Goal: Only the lines from the line containing "Convert this chart to seaborn" to the line containing "values = [kaigo, s_gata, zaitaku, shogai, byoin]", with both of those lines, are to be repeated exactly. Leave the images out.

——————————

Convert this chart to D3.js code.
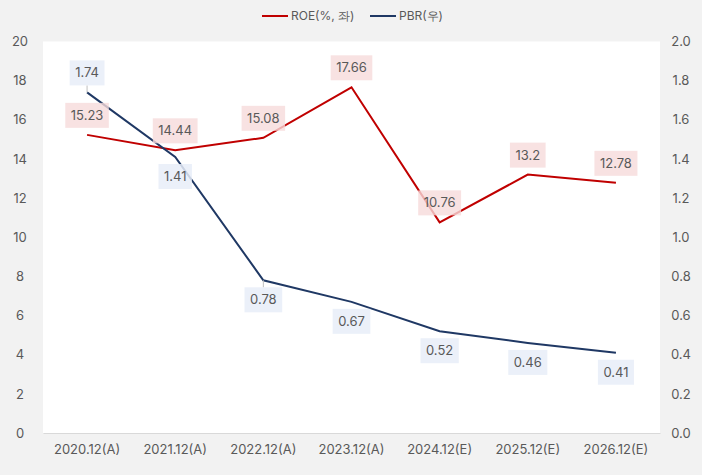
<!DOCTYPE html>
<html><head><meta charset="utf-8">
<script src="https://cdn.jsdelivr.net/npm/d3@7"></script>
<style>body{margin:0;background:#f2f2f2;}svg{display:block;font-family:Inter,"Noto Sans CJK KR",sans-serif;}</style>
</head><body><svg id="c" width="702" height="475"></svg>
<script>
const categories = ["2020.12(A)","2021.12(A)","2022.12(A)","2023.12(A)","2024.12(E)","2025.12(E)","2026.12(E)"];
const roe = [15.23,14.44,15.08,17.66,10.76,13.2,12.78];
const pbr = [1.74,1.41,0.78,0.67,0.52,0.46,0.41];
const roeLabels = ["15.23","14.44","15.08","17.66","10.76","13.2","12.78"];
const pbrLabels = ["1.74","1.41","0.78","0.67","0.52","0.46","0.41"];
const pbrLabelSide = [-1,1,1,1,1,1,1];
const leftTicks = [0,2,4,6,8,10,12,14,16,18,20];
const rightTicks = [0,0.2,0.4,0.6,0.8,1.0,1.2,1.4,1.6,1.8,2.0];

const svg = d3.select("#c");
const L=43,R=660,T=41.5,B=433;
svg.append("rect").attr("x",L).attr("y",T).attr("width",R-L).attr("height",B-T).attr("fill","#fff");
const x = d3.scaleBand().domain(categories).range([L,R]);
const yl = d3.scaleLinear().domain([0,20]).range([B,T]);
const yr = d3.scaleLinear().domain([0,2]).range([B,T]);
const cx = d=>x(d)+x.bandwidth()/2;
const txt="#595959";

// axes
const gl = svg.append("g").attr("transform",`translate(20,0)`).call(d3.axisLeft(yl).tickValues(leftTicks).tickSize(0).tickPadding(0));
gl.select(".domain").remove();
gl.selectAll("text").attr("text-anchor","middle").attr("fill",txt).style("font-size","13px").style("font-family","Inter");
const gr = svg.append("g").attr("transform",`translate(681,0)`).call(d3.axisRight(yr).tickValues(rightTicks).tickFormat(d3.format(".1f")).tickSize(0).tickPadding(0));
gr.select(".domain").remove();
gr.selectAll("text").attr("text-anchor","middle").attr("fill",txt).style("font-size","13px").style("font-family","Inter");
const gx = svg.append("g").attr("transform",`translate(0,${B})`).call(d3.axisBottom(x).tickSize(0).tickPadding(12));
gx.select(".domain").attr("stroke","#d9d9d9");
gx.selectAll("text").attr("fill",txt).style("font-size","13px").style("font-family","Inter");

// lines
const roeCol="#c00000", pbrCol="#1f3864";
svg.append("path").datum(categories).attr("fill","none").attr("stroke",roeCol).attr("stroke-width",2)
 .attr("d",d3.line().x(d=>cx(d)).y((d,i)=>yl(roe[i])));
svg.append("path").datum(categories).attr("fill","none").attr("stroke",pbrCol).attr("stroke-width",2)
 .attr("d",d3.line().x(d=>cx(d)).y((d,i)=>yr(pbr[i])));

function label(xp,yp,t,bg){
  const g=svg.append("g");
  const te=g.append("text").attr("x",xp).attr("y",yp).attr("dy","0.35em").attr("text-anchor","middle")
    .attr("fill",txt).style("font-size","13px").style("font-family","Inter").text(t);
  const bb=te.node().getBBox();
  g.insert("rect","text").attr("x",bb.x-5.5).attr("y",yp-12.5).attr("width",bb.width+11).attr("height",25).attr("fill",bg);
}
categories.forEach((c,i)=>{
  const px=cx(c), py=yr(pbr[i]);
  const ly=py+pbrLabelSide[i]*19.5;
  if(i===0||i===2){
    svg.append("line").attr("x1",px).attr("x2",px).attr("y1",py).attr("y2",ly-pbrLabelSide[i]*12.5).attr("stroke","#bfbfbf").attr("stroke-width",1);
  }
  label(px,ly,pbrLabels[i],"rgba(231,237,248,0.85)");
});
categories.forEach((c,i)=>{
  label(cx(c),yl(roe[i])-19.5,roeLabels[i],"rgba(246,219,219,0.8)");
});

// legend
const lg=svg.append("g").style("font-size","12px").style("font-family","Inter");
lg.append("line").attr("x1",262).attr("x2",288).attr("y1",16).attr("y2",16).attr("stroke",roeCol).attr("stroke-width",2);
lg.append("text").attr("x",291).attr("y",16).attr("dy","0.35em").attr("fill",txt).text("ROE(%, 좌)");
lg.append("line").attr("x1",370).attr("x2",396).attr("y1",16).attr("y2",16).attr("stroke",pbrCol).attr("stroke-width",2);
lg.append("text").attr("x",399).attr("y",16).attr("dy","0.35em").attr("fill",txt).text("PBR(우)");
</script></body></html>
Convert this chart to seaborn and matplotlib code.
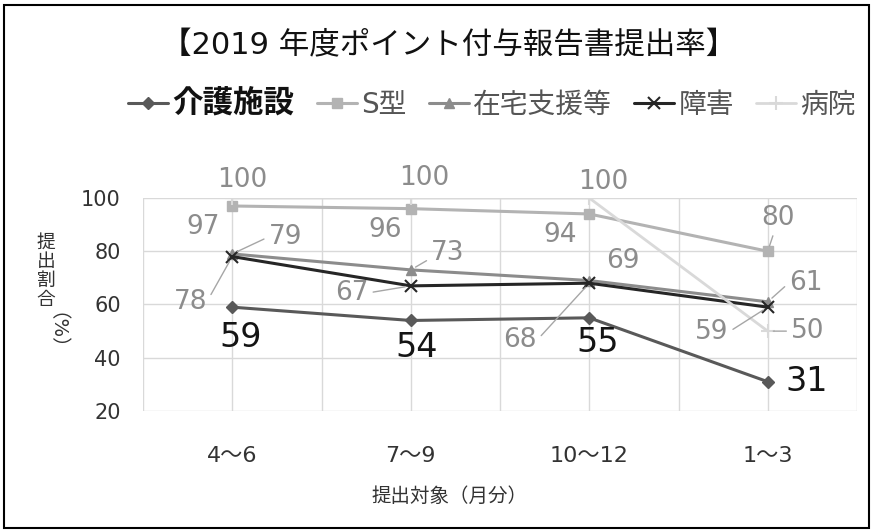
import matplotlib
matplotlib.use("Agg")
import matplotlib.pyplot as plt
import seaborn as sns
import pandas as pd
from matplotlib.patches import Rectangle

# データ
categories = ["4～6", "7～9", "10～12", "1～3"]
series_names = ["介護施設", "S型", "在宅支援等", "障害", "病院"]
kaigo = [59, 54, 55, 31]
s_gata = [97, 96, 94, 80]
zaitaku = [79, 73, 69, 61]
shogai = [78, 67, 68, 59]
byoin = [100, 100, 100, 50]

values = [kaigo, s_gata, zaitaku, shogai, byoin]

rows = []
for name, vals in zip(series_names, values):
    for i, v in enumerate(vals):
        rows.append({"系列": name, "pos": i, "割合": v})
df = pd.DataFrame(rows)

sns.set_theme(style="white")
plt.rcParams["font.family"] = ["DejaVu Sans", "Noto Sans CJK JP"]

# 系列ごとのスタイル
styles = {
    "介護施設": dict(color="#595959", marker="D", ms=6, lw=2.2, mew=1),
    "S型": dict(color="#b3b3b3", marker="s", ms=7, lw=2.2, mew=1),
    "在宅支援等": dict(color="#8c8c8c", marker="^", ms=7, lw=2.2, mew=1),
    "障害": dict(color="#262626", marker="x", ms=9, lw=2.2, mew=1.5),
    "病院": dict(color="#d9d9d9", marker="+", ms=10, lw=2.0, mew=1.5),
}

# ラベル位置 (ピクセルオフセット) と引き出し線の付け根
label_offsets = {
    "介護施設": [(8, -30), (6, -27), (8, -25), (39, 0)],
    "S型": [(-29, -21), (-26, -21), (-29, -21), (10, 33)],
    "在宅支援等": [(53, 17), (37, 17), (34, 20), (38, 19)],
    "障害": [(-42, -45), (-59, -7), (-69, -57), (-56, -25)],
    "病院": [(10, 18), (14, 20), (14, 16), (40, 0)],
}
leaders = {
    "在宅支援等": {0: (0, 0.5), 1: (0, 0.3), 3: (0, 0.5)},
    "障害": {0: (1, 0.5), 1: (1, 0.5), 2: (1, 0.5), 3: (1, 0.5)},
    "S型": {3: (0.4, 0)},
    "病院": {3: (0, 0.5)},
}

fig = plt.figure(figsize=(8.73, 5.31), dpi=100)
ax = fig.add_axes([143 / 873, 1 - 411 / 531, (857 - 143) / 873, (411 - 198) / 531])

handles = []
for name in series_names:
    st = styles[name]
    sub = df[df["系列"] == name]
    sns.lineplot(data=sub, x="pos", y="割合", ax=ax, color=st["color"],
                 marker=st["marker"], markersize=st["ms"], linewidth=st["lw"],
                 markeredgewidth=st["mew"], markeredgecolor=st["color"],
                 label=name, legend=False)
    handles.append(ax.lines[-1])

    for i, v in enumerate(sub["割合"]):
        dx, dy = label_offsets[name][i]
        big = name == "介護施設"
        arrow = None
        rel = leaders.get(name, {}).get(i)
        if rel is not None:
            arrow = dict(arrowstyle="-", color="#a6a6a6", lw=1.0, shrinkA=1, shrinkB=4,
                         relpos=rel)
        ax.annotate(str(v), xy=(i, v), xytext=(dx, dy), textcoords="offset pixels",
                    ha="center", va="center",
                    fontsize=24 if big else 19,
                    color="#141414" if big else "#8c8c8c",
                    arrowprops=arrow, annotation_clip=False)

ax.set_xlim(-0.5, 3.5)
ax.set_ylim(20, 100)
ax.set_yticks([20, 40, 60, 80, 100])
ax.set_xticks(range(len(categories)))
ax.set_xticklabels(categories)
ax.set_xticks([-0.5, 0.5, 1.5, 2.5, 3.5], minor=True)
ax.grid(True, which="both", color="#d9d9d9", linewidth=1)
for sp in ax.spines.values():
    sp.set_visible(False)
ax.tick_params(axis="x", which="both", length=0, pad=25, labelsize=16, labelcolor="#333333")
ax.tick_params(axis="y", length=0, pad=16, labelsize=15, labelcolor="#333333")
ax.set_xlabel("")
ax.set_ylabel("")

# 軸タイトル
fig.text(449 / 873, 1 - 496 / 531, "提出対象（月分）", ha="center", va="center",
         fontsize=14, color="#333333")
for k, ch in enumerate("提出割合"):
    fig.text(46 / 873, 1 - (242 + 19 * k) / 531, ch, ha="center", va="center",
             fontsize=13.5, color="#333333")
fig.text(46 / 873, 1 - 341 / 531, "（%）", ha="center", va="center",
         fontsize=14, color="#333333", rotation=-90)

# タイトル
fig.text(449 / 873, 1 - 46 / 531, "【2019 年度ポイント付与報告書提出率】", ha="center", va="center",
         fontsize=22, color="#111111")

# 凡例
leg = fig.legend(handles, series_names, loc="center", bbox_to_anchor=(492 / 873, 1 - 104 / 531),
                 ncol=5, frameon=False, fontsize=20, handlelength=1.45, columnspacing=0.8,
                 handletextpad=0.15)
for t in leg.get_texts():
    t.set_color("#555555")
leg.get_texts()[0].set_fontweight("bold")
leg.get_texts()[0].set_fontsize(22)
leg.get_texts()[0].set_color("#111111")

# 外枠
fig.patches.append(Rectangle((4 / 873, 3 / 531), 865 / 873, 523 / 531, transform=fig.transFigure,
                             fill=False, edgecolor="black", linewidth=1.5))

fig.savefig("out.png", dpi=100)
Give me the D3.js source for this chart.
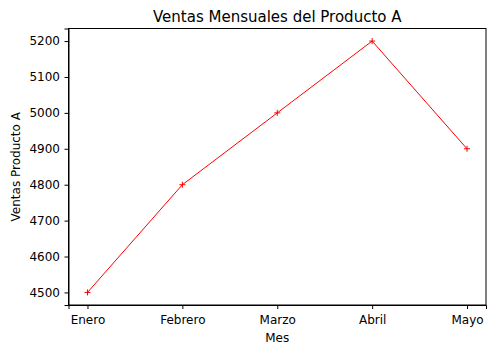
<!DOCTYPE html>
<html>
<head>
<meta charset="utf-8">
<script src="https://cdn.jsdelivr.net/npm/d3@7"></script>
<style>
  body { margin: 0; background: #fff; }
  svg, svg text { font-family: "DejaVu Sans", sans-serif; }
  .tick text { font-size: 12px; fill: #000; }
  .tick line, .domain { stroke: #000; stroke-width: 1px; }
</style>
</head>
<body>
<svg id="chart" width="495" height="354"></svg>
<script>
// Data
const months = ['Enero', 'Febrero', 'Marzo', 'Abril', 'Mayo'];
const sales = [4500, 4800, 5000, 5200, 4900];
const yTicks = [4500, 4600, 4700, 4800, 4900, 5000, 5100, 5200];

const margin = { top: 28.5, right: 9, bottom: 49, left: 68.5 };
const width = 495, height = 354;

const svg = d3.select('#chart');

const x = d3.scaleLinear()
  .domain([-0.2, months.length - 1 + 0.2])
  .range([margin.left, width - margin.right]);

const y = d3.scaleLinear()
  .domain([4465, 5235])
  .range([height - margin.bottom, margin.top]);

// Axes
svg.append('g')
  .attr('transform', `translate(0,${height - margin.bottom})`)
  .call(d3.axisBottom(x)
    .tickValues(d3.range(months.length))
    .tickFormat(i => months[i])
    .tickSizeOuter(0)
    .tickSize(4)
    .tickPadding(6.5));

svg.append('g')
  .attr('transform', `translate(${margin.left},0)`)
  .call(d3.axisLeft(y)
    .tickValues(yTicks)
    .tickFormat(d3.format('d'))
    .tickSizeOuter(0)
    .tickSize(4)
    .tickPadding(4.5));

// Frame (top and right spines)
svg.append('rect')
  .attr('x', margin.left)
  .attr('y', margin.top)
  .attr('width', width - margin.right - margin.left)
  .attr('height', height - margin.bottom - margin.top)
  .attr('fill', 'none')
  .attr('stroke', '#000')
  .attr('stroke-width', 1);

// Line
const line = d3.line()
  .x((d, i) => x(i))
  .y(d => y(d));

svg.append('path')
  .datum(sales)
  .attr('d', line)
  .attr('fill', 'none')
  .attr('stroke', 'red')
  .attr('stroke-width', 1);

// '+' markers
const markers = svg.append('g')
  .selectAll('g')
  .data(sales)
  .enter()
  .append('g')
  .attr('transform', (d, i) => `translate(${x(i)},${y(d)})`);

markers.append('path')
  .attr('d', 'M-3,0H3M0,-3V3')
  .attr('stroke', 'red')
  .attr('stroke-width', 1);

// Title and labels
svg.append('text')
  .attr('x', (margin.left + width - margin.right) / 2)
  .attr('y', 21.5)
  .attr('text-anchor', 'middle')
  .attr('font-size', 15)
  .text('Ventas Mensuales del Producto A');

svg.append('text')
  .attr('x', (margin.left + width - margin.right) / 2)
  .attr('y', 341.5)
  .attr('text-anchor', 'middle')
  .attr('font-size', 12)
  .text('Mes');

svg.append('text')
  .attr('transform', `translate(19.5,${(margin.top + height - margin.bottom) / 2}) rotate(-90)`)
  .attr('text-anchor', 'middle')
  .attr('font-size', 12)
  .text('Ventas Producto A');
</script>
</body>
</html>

——————————

Full answer:
Convert this chart to seaborn and matplotlib code.
import matplotlib
matplotlib.use("Agg")
import matplotlib.pyplot as plt
import seaborn as sns
import pandas as pd
from matplotlib.patches import Rectangle

# データ
categories = ["4～6", "7～9", "10～12", "1～3"]
series_names = ["介護施設", "S型", "在宅支援等", "障害", "病院"]
kaigo = [59, 54, 55, 31]
s_gata = [97, 96, 94, 80]
zaitaku = [79, 73, 69, 61]
shogai = [78, 67, 68, 59]
byoin = [100, 100, 100, 50]

values = [kaigo, s_gata, zaitaku, shogai, byoin]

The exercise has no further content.